• STATED PROBLEM:
Each line from the top of the listing through the one holding "import * as" should be restated word for word, with nothing added and no pictures.
— Begin —
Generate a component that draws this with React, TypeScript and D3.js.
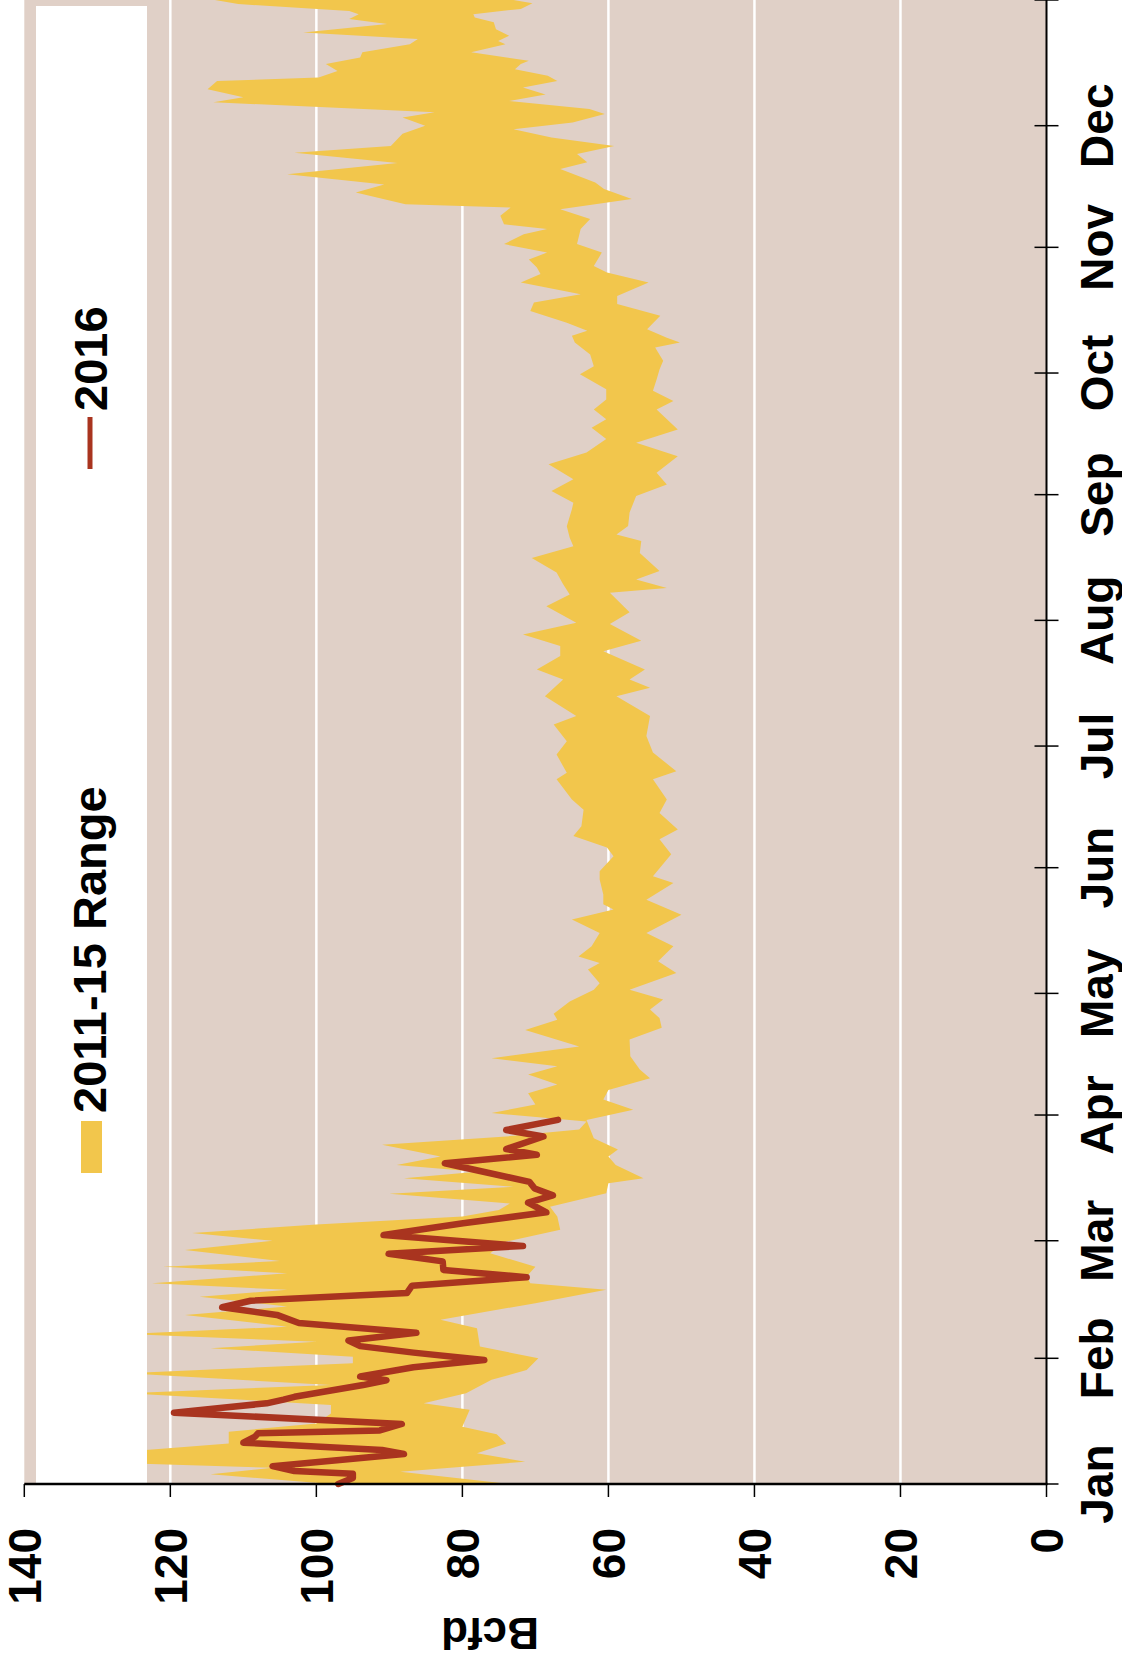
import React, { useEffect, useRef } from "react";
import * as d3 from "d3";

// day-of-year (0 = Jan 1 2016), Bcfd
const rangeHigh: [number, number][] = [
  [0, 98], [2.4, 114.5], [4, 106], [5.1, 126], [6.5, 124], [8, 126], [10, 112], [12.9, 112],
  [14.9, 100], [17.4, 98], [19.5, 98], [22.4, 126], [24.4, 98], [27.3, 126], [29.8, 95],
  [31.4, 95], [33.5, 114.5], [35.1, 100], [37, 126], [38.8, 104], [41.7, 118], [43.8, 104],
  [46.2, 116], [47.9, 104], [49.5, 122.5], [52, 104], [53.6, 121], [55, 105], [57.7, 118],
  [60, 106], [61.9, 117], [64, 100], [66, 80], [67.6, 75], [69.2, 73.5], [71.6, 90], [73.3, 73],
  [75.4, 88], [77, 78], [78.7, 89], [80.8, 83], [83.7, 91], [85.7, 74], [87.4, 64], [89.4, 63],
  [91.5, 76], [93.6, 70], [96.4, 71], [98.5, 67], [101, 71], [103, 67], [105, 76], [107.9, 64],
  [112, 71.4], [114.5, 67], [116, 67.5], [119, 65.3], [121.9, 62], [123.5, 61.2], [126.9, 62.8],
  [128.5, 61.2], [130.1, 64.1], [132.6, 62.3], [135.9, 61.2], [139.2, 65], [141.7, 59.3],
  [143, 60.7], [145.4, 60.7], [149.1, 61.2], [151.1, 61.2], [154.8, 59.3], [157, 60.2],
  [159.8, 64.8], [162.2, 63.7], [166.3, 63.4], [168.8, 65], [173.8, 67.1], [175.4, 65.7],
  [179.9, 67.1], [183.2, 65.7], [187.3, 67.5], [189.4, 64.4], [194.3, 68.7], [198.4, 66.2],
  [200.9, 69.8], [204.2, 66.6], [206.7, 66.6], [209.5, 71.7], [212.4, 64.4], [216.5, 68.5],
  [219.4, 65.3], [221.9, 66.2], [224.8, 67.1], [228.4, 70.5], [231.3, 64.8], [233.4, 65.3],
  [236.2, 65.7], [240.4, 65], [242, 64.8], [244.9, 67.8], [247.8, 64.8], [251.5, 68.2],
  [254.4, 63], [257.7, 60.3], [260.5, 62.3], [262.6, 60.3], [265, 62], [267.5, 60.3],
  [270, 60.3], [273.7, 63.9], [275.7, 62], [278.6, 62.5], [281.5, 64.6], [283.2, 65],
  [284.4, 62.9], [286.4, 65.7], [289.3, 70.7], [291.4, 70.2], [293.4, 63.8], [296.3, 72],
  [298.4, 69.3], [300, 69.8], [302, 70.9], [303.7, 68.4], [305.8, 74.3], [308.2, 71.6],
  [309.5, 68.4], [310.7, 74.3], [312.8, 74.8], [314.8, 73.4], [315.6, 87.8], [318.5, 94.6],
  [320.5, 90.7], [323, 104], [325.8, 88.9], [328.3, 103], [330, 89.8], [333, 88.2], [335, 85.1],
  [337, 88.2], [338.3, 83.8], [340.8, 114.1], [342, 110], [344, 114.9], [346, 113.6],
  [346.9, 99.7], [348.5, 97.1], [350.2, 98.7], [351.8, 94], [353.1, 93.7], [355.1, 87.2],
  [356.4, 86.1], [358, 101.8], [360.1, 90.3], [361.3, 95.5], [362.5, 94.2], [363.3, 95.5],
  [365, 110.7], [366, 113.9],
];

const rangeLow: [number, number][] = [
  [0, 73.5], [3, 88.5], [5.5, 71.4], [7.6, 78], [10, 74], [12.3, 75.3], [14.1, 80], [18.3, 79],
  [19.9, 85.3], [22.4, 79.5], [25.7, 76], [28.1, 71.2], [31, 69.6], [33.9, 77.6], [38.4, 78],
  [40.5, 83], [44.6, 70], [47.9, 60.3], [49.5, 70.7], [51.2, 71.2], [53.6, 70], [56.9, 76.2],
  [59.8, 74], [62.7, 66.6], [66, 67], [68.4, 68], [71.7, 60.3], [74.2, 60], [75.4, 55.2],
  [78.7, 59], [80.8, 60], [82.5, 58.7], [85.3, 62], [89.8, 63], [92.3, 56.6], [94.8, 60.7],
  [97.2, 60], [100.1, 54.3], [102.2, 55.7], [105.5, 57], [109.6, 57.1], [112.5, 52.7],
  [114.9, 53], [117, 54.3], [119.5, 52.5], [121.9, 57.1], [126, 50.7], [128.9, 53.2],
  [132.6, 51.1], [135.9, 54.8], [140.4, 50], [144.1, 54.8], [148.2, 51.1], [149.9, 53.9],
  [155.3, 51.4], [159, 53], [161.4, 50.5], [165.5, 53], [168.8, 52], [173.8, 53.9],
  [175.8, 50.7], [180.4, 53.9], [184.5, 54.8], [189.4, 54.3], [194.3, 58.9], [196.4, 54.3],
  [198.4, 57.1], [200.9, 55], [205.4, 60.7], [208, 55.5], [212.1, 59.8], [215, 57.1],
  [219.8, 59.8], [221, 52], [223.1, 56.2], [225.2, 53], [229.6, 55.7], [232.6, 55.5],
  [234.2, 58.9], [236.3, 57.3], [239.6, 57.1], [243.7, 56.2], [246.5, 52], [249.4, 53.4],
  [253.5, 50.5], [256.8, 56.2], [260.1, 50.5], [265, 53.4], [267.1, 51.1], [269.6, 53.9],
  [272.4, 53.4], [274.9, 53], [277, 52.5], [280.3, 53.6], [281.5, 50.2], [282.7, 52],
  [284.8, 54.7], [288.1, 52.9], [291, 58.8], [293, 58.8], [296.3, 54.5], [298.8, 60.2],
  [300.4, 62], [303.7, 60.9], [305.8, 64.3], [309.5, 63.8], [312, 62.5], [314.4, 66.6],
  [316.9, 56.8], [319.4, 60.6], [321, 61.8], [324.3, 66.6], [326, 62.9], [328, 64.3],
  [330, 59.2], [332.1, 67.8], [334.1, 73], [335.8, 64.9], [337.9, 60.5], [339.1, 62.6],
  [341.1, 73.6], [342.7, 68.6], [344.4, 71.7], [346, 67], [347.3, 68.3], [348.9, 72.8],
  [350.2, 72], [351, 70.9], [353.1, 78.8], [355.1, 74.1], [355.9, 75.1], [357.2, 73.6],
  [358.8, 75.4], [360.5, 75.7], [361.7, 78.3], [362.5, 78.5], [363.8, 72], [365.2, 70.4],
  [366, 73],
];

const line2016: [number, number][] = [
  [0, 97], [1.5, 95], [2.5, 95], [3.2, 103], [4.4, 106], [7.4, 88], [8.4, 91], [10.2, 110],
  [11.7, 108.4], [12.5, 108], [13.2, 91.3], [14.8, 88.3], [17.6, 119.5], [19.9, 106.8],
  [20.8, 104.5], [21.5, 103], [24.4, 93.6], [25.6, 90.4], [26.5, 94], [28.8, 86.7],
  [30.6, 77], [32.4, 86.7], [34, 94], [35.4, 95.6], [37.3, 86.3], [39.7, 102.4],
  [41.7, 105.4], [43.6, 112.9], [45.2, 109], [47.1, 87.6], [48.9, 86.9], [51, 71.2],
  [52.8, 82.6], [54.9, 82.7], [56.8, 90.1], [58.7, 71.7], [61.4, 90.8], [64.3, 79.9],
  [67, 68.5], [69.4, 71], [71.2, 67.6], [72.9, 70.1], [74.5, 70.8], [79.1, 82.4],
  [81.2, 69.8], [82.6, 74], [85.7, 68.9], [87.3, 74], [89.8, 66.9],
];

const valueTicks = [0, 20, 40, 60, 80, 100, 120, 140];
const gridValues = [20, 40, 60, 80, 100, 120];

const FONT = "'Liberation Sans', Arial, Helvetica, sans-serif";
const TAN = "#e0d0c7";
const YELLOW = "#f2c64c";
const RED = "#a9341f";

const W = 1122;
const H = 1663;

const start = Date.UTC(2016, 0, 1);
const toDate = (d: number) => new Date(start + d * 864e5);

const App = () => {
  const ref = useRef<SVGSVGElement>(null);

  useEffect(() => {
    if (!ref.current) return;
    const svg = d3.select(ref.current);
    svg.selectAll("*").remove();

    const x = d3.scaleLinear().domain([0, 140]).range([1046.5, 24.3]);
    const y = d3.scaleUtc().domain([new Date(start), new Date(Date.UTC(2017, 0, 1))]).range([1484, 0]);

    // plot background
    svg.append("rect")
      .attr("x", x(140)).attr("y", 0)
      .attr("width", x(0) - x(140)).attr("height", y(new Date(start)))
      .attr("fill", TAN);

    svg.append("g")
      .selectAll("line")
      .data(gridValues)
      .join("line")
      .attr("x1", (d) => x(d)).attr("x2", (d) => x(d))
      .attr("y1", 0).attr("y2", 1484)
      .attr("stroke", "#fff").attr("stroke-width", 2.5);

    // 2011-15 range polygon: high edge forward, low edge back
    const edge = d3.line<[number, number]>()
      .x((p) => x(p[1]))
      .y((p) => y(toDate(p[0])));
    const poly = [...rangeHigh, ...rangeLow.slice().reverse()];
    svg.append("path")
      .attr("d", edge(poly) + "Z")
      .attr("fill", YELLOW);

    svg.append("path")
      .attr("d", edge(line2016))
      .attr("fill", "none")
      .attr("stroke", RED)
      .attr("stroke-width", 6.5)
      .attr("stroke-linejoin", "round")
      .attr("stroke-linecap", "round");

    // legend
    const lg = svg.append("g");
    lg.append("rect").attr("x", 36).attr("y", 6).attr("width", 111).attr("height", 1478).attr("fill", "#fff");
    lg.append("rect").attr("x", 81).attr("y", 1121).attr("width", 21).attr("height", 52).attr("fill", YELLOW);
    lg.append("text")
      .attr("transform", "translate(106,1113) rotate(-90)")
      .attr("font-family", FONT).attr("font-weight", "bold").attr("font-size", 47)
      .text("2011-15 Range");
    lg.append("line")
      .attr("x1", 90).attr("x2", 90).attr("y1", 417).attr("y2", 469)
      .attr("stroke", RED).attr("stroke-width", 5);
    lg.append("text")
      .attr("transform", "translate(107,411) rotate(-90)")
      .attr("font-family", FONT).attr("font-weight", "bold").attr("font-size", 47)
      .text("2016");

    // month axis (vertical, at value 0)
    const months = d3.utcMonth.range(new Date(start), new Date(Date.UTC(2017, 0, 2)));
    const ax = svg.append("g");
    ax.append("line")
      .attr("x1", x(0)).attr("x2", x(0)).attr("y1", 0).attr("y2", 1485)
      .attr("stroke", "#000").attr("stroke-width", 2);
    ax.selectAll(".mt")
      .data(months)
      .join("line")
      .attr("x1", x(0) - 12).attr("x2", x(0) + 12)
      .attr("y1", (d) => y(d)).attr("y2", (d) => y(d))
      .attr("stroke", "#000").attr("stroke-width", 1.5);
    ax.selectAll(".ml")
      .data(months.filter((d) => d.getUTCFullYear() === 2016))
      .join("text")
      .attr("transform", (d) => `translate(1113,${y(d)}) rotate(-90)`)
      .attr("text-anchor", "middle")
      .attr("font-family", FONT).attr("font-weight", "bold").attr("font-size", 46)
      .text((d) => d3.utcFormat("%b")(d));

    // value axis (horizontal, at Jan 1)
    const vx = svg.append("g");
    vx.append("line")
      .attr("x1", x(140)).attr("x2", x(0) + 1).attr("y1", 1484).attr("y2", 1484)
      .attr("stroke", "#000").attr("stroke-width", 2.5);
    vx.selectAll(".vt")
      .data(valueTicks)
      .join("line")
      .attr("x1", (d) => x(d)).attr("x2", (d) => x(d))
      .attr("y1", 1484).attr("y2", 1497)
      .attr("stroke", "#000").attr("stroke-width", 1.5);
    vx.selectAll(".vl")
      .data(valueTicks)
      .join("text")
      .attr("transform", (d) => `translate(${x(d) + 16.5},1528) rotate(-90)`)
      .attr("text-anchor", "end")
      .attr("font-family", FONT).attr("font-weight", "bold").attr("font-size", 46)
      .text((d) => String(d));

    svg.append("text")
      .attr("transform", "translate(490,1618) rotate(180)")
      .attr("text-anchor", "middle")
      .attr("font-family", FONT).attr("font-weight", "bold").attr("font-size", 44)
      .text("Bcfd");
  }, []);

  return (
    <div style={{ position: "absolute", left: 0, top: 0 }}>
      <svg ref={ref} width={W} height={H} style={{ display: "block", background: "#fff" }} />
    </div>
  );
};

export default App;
— End —
• FINISHED ANSWER:
Generate a component that draws this with React, TypeScript and D3.js.
import React, { useEffect, useRef } from "react";
import * as d3 from "d3";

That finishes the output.